Effect of Catalyst Preparation on Catalytic Activity: VI. Chemical Structures on Nickel/Alumina Catalysts: their Impact on the Rate-Determining Step in the Hydrogenation of Carbon Monoxide

Abstract

Titration of the carbon pool subsequent to steady-state reaction of hydrogen and carbon monoxide over Ni/Al 2O 3 catalysts in conjunction with temperature-programmed surface reaction studies has been performed to assess the impact of nickel speciation on the rate-determining step in the methanation reaction. Mass balances for the desorption products reveal significant differences that depend on the weight loading of the catalyst.

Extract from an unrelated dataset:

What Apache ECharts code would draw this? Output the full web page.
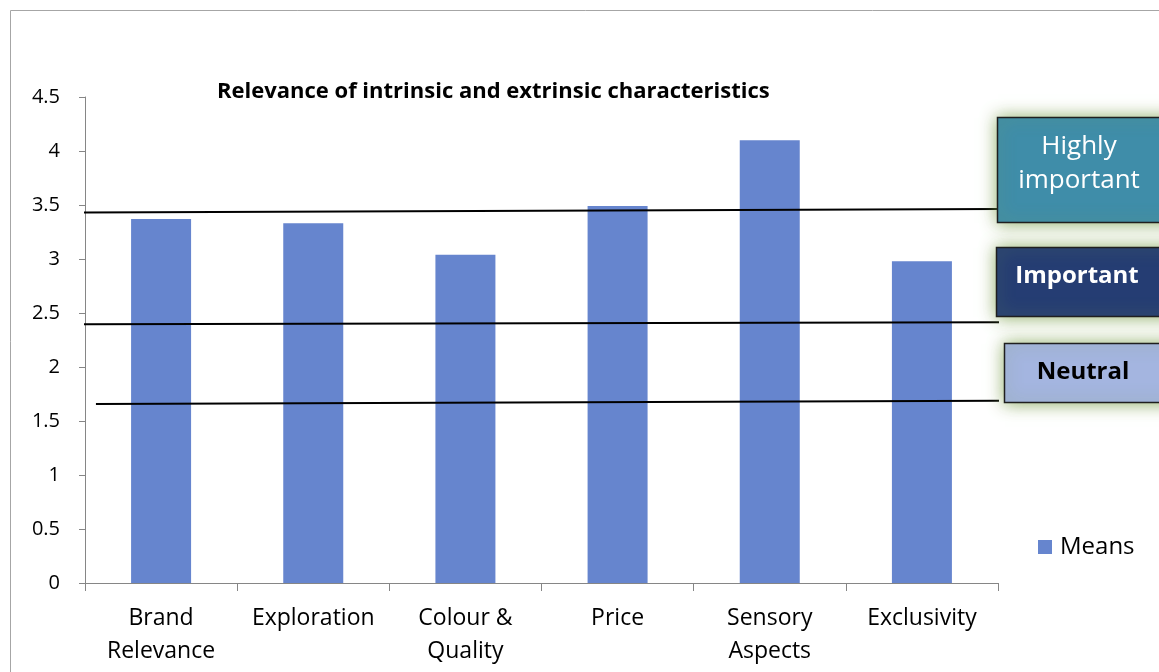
<!DOCTYPE html>
<html>
<head>
<meta charset="utf-8">
<script src="https://cdn.jsdelivr.net/npm/echarts@6/dist/echarts.min.js"></script>
<style>
  html, body { margin: 0; padding: 0; background: #fff; }
  #chart { width: 1159px; height: 672px; }
</style>
</head>
<body>
<div id="chart"></div>
<script>
// Mean relevance score per characteristic
const categories = ['Brand\nRelevance', 'Exploration', 'Colour &\nQuality', 'Price', 'Sensory\nAspects', 'Exclusivity'];
const means = [3.37, 3.33, 3.04, 3.49, 4.10, 2.98];
const yTicks = [0, 0.5, 1, 1.5, 2, 2.5, 3, 3.5, 4, 4.5];

// Threshold lines: [position across the plot (0 = left edge, 1 = right edge), score]
const highlyLine = [[-0.006, 3.43], [1.0, 3.463]];
const importantLine = [[-0.009, 2.395], [1.003, 2.414]];
const neutralLine = [[0.012, 1.657], [1.008, 1.688]];

// Band labels shown at the right
const bandLabels = ['Highly\nimportant', 'Important', 'Neutral'];

const FONT = '"Open Sans", Lato, sans-serif';
const chart = echarts.init(document.getElementById('chart'), null, { renderer: 'canvas' });

const thresholdSeries = (data) => ({
  type: 'line',
  xAxisIndex: 1,
  data: data,
  clip: false,
  symbol: 'none',
  silent: true,
  z: 5,
  lineStyle: { color: '#000', width: 2 }
});

chart.setOption({
  animation: false,
  backgroundColor: '#fff',
  title: {
    text: 'Relevance of intrinsic and extrinsic characteristics',
    left: 212,
    top: 76,
    textStyle: { fontFamily: FONT, fontSize: 22, fontWeight: 'bold', color: '#000' }
  },
  legend: {
    data: ['Means'],
    left: 1033,
    top: 530,
    itemWidth: 14,
    itemHeight: 14,
    icon: 'rect',
    textStyle: { fontFamily: FONT, fontSize: 24, color: '#000', padding: [0, 0, 0, 3] }
  },
  grid: { left: 85, right: 161, top: 97, bottom: 89, containLabel: false },
  xAxis: [
    {
      type: 'category',
      data: categories,
      axisLine: { lineStyle: { color: '#868686', width: 1 } },
      axisTick: { show: true, length: 8, lineStyle: { color: '#868686' } },
      axisLabel: {
        interval: 0,
        margin: 19,
        fontFamily: FONT,
        fontSize: 23,
        lineHeight: 33,
        color: '#000'
      }
    },
    {
      type: 'value',
      min: 0,
      max: 1,
      show: false
    }
  ],
  yAxis: {
    type: 'value',
    min: 0,
    max: 4.5,
    interval: 0.5,
    axisLine: { show: true, lineStyle: { color: '#868686' } },
    axisTick: { show: true, length: 6, lineStyle: { color: '#868686' } },
    splitLine: { show: false },
    axisLabel: {
      margin: 25,
      fontFamily: FONT,
      fontSize: 20,
      color: '#000',
      formatter: (v) => (yTicks.includes(v) ? String(v) : '')
    }
  },
  series: [
    {
      name: 'Means',
      type: 'bar',
      data: means,
      barWidth: 60,
      itemStyle: { color: '#6685CE' },
      z: 2
    },
    thresholdSeries(highlyLine),
    thresholdSeries(importantLine),
    thresholdSeries(neutralLine)
  ],
  graphic: [
    // chart frame
    {
      type: 'rect',
      shape: { x: 10.5, y: 10.5, width: 1200, height: 700 },
      style: { fill: 'none', stroke: '#a6a6a6', lineWidth: 1 },
      silent: true,
      z: 0
    },
    // band boxes with soft green glow
    {
      type: 'rect',
      shape: { x: 997.5, y: 117.5, width: 200, height: 105 },
      style: { fill: '#3F8DA9', stroke: '#1f1f1f', lineWidth: 1.5,
               shadowBlur: 16, shadowColor: 'rgba(125,160,75,0.85)' },
      z: 10
    },
    {
      type: 'rect',
      shape: { x: 996.5, y: 247.5, width: 200, height: 69 },
      style: { fill: '#253D73', stroke: '#1f1f1f', lineWidth: 1.5,
               shadowBlur: 16, shadowColor: 'rgba(125,160,75,0.85)' },
      z: 10
    },
    {
      type: 'rect',
      shape: { x: 1004.5, y: 343.5, width: 200, height: 59 },
      style: { fill: '#A4B5E0', stroke: '#1f1f1f', lineWidth: 1.5,
               shadowBlur: 16, shadowColor: 'rgba(125,160,75,0.85)' },
      z: 10
    },
    {
      type: 'text',
      x: 1079, y: 164,
      style: { text: bandLabels[0], fill: '#fff', font: '26px ' + FONT,
               textAlign: 'center', textVerticalAlign: 'middle', lineHeight: 34 },
      z: 11
    },
    {
      type: 'text',
      x: 1077, y: 276,
      style: { text: bandLabels[1], fill: '#fff', font: 'bold 24px ' + FONT,
               textAlign: 'center', textVerticalAlign: 'middle' },
      z: 11
    },
    {
      type: 'text',
      x: 1083, y: 372,
      style: { text: bandLabels[2], fill: '#000', font: 'bold 24px ' + FONT,
               textAlign: 'center', textVerticalAlign: 'middle' },
      z: 11
    }
  ]
});
</script>
</body>
</html>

Low-weight loading catalysts prepared by incipient wetness consist of NiAl 2O 4 reactive centers as revealed by electron spectroscopy for chemical analysis and carbon monoxide temperature-programmed reaction experiments. Data are presented which support the hypothesis the rate of methanation is controlled by the rate of surface-bound carbon monoxide dissociation over the catalysts. On the other hand, high-weight loading catalysts prepared by this method consist of “particle-like” nickel. Over these catalysts, the rate of methanation is found to be controlled by the rate of hydrogenation of CH x . It is proposed that variation in catalyst preparation procedures can account for the wide-spread controversy in the determination of rate-determining step for methanation over Ni/Al 2O 3 catalysts.